======== MATERIALS PROVIDED

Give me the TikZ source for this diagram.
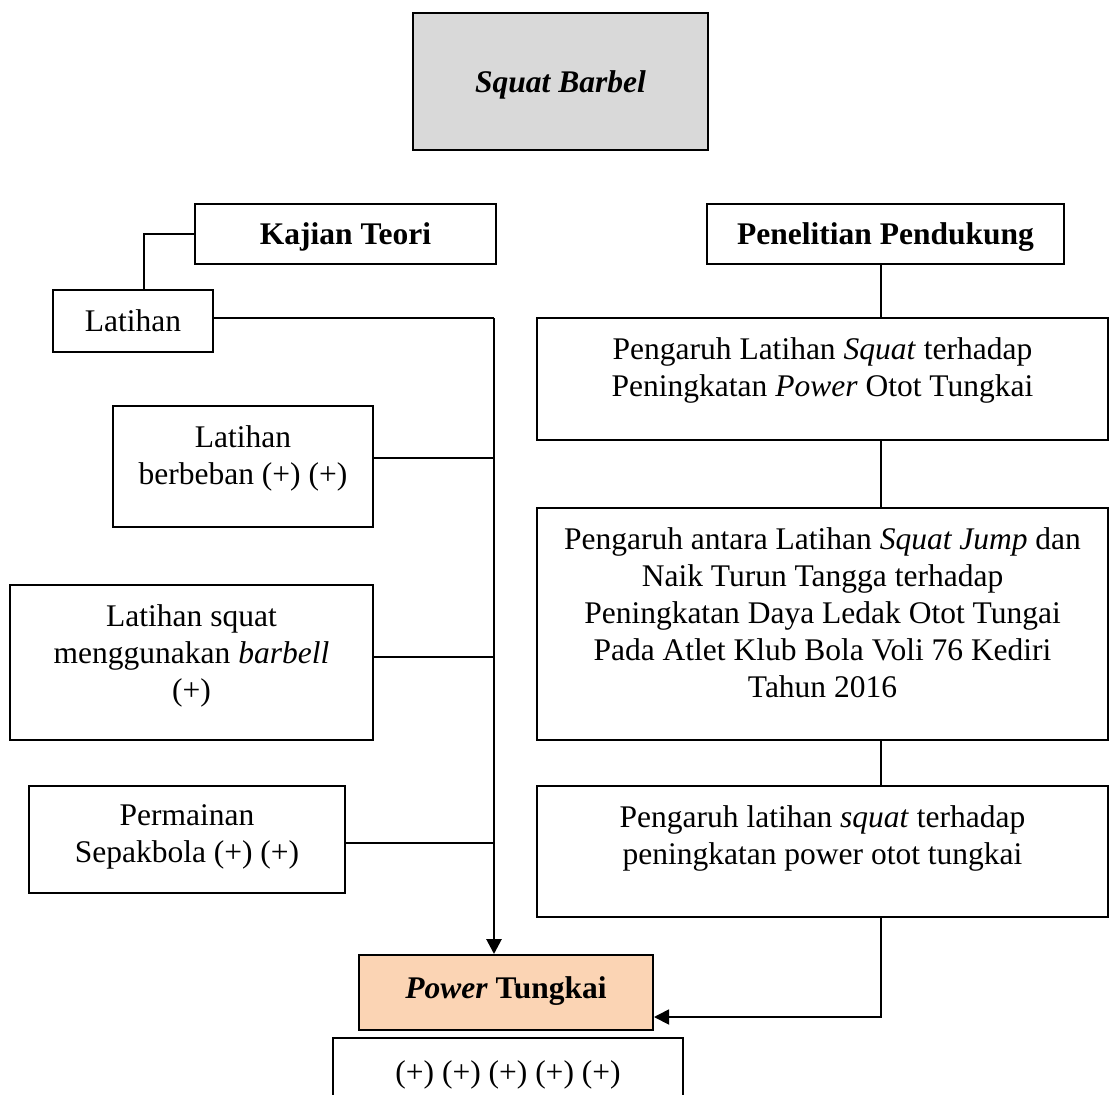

================
======== MATERIALS PROVIDED

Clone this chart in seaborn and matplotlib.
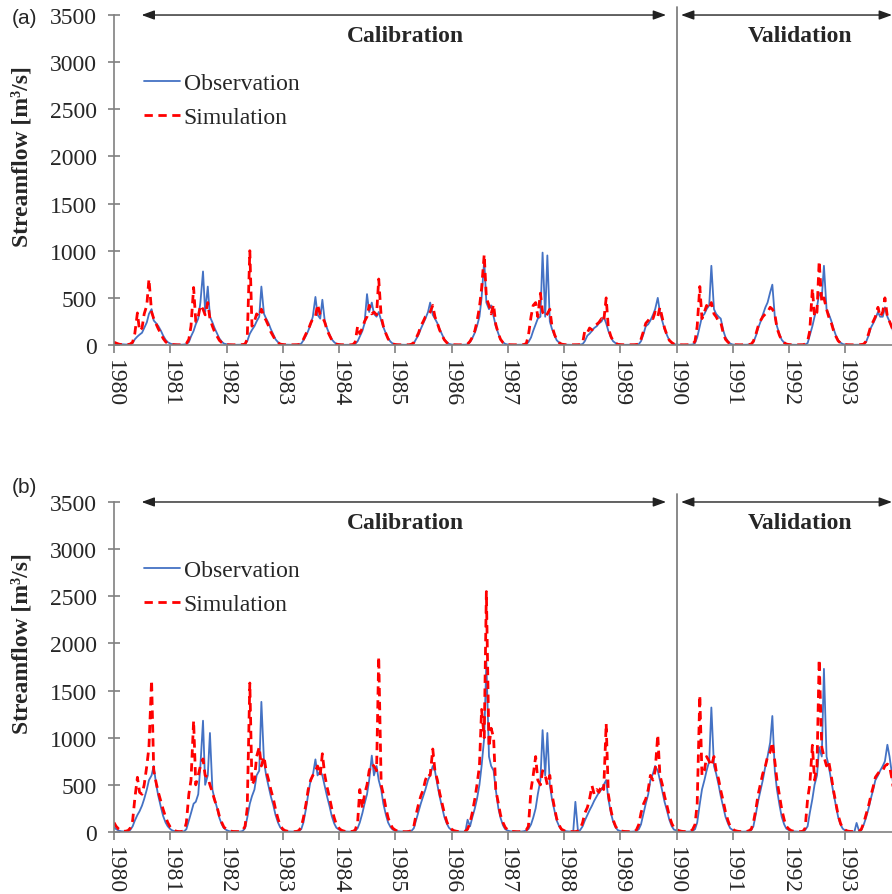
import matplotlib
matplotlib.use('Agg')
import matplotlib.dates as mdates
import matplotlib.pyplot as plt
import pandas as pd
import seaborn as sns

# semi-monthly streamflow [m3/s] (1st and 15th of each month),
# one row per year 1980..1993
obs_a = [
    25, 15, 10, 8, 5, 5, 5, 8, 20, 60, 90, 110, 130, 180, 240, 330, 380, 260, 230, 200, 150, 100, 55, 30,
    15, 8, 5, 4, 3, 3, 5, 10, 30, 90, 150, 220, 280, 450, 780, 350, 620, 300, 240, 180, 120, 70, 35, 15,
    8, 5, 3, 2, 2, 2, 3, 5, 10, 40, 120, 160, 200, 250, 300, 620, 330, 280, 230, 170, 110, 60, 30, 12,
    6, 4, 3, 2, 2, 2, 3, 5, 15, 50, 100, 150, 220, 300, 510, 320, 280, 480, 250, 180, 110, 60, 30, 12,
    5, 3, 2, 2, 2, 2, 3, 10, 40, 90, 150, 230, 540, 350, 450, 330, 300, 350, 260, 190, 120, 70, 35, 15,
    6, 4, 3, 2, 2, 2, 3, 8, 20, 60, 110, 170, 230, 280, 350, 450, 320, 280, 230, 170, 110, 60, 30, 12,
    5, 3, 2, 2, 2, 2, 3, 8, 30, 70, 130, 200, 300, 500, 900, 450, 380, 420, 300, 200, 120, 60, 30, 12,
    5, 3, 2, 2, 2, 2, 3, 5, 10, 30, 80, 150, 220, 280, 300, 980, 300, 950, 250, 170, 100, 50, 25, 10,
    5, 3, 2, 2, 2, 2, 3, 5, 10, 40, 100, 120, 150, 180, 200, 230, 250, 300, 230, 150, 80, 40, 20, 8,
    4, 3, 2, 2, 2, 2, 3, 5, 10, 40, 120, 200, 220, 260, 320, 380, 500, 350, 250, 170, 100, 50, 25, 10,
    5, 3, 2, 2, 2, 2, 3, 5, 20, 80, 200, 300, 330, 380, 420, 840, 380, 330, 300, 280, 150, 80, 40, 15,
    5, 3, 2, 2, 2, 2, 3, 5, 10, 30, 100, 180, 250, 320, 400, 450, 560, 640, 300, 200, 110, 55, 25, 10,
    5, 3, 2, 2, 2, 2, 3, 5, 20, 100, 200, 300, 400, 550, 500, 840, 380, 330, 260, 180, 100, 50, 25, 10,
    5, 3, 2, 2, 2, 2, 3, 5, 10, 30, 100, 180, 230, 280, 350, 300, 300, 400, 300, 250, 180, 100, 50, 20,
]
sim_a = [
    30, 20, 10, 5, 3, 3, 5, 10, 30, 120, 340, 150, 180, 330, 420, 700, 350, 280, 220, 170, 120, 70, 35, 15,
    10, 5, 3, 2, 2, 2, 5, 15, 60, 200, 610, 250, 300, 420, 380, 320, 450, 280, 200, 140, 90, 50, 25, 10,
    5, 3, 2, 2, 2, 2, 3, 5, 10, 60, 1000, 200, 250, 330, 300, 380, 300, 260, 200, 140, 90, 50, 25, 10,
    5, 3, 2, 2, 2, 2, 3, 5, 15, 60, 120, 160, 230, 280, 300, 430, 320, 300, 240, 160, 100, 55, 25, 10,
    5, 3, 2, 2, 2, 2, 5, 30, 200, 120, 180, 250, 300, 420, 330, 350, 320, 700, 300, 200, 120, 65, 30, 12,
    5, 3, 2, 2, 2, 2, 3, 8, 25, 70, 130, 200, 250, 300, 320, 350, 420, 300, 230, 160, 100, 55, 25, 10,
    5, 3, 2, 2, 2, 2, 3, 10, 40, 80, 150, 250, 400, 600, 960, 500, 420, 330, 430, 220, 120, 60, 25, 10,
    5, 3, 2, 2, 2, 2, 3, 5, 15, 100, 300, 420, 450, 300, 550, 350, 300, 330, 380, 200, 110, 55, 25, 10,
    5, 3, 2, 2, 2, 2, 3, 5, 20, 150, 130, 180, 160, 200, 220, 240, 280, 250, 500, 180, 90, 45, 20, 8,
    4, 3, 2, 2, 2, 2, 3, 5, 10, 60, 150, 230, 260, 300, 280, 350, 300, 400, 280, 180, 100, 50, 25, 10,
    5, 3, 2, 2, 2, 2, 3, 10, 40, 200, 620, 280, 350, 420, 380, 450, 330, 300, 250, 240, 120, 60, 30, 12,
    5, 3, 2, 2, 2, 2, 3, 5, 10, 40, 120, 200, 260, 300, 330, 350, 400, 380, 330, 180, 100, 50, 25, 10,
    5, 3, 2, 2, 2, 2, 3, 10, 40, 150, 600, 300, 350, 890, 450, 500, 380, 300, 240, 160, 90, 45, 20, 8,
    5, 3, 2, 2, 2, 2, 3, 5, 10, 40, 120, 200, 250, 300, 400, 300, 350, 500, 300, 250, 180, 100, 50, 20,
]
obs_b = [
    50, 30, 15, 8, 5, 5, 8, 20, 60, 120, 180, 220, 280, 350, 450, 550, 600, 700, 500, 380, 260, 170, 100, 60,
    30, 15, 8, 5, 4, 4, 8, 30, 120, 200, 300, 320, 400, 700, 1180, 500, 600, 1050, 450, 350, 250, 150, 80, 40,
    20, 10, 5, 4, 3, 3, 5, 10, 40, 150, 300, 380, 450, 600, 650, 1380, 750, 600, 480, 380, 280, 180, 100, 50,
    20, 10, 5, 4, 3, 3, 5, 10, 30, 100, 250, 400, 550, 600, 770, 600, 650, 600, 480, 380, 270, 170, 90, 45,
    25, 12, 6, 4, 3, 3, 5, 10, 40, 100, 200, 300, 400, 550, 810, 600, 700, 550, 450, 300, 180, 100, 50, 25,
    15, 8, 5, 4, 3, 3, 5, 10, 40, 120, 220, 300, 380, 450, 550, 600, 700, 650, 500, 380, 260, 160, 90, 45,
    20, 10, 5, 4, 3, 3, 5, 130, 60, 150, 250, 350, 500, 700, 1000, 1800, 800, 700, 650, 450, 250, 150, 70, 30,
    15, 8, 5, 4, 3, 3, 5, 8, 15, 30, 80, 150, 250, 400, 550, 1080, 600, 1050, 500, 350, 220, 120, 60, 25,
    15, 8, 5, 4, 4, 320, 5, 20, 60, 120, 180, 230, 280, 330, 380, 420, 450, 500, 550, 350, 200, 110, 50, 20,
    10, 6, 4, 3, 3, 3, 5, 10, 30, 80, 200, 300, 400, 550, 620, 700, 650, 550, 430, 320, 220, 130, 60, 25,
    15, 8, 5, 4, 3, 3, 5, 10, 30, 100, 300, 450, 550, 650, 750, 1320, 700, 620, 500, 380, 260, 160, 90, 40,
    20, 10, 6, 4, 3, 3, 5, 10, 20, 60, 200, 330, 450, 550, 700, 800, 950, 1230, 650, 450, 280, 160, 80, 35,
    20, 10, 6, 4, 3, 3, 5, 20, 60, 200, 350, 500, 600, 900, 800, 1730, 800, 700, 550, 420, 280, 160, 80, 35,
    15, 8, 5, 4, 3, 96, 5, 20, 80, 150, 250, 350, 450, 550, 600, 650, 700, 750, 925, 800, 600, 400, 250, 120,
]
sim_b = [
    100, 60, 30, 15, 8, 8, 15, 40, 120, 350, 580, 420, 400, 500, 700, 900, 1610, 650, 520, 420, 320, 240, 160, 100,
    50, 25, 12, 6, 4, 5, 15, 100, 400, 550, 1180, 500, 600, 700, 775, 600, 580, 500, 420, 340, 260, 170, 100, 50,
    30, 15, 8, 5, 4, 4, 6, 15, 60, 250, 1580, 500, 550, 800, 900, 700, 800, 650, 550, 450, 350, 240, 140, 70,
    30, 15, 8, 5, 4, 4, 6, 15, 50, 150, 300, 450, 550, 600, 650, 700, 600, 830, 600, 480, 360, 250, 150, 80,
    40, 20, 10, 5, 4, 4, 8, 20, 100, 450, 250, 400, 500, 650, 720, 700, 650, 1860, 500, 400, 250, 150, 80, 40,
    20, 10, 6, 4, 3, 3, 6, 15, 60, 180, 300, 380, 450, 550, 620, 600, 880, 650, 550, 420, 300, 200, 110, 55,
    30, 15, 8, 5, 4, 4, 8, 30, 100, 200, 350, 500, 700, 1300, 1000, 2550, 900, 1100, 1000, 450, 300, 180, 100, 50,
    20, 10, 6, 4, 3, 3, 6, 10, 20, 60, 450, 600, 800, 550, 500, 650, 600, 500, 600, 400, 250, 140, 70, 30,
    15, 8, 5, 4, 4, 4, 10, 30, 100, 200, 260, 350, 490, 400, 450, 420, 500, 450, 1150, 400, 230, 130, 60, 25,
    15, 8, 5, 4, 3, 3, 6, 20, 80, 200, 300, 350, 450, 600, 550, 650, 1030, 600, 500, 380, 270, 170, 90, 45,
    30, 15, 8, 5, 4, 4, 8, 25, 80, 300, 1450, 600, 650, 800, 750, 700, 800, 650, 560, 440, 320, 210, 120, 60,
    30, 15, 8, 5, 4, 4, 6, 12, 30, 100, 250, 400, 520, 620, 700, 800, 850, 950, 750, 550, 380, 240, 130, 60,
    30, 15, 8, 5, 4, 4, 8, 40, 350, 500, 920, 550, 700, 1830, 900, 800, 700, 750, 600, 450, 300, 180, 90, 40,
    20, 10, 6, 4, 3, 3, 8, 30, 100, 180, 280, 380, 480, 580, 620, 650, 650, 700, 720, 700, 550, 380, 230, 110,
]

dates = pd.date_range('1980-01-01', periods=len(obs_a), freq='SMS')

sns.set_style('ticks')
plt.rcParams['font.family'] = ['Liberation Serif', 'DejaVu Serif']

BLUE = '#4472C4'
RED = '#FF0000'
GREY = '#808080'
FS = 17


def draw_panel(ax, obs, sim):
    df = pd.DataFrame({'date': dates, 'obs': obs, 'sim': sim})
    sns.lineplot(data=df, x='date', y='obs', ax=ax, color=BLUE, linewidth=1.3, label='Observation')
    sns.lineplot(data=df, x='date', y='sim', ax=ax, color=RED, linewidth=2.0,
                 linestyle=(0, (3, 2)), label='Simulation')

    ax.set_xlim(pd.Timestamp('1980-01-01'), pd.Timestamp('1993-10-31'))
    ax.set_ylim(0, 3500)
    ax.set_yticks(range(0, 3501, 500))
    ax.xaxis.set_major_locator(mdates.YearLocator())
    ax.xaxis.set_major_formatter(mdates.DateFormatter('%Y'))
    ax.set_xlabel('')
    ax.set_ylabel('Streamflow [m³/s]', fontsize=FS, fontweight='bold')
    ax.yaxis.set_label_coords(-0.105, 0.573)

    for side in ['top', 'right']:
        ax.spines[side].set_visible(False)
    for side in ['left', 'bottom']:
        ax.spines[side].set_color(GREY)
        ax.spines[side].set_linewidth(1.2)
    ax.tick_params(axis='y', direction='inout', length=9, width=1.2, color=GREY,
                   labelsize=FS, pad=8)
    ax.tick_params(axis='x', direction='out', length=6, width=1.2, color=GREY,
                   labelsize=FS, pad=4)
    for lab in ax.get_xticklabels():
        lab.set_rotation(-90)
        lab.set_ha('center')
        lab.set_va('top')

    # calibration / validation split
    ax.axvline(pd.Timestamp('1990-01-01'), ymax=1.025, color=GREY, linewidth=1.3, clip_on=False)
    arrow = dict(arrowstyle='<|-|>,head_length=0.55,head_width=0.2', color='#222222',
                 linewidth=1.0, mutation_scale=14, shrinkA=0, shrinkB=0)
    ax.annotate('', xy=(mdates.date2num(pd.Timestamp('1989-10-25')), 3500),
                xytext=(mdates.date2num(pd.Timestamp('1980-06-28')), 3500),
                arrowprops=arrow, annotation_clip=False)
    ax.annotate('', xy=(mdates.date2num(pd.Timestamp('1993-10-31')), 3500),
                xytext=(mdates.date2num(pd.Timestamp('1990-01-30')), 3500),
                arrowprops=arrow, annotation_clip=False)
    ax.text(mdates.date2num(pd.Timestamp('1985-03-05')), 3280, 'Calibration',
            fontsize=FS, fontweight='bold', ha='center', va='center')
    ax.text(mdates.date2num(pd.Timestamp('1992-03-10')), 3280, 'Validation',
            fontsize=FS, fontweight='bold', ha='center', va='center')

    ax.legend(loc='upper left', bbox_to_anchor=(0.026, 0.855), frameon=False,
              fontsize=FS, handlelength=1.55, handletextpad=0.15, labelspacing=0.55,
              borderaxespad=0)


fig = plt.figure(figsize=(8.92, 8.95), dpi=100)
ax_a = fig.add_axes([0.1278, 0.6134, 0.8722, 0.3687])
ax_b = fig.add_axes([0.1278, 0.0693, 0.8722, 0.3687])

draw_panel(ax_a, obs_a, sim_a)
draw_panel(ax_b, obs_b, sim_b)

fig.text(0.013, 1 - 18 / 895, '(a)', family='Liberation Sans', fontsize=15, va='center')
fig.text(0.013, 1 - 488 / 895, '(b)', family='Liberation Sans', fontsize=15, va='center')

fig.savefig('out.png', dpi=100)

================
======== MATERIALS PROVIDED

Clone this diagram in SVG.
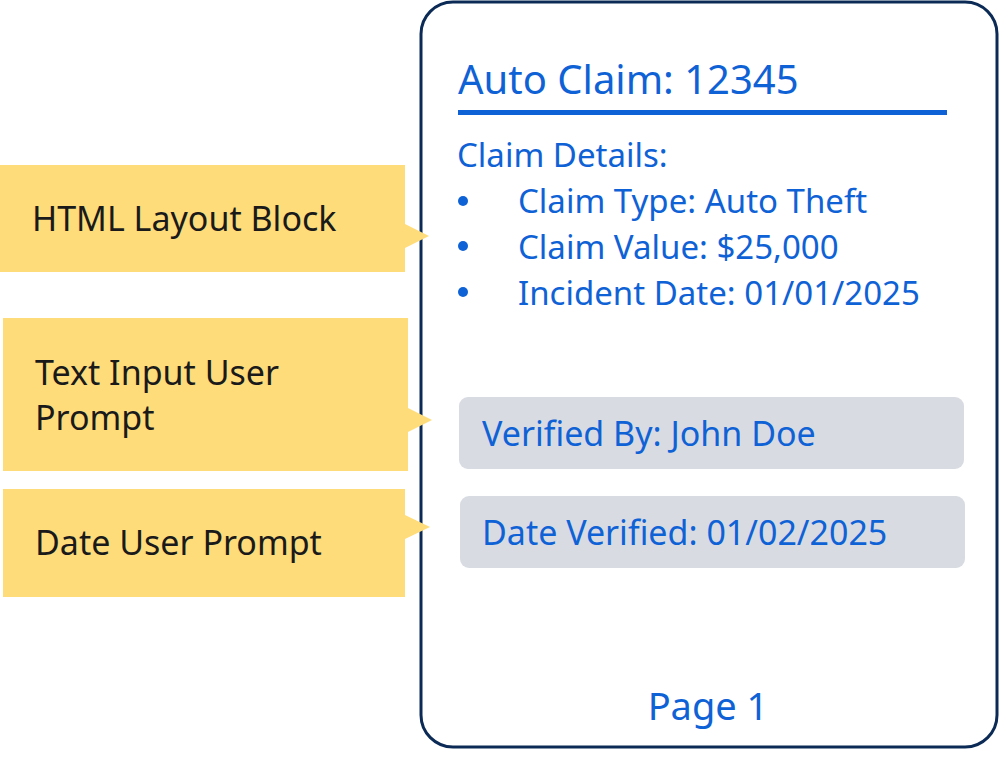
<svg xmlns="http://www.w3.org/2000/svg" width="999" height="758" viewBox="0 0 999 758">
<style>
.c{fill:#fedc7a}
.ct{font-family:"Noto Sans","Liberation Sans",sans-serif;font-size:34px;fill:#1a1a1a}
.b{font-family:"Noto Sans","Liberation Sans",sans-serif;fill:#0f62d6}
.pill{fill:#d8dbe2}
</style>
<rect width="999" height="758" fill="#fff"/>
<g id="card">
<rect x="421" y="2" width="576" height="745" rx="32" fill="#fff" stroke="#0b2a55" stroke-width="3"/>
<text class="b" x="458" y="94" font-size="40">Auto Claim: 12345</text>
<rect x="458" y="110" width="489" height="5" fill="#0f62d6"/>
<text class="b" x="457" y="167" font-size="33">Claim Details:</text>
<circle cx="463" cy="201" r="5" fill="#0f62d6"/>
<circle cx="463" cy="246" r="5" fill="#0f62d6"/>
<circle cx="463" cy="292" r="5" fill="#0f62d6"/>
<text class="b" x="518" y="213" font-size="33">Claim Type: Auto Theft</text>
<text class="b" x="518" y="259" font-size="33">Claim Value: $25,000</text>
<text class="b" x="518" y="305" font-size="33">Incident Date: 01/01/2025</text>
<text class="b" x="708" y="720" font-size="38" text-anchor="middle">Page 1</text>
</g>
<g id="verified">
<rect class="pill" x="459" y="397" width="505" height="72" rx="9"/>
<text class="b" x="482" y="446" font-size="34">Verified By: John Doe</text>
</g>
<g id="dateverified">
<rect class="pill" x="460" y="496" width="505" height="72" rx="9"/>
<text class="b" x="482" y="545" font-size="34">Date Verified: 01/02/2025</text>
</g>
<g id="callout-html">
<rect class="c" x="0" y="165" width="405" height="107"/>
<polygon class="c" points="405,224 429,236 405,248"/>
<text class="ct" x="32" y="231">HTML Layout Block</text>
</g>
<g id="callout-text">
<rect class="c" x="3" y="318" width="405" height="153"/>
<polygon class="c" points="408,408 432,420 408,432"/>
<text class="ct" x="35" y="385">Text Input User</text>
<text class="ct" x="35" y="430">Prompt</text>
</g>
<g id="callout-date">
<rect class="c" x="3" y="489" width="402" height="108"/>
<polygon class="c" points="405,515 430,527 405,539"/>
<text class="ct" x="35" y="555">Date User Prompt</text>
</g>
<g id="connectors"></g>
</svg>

================

● WORK TO BE COMPLETED:
Include both the line containing "Clone this chart in seaborn and matplotlib." and the line containing "import seaborn as sns" when you write out everything between them, exactly. Leave the pictures out.

● THE OUTPUT:
Clone this chart in seaborn and matplotlib.
import matplotlib
matplotlib.use('Agg')
import matplotlib.dates as mdates
import matplotlib.pyplot as plt
import pandas as pd
import seaborn as sns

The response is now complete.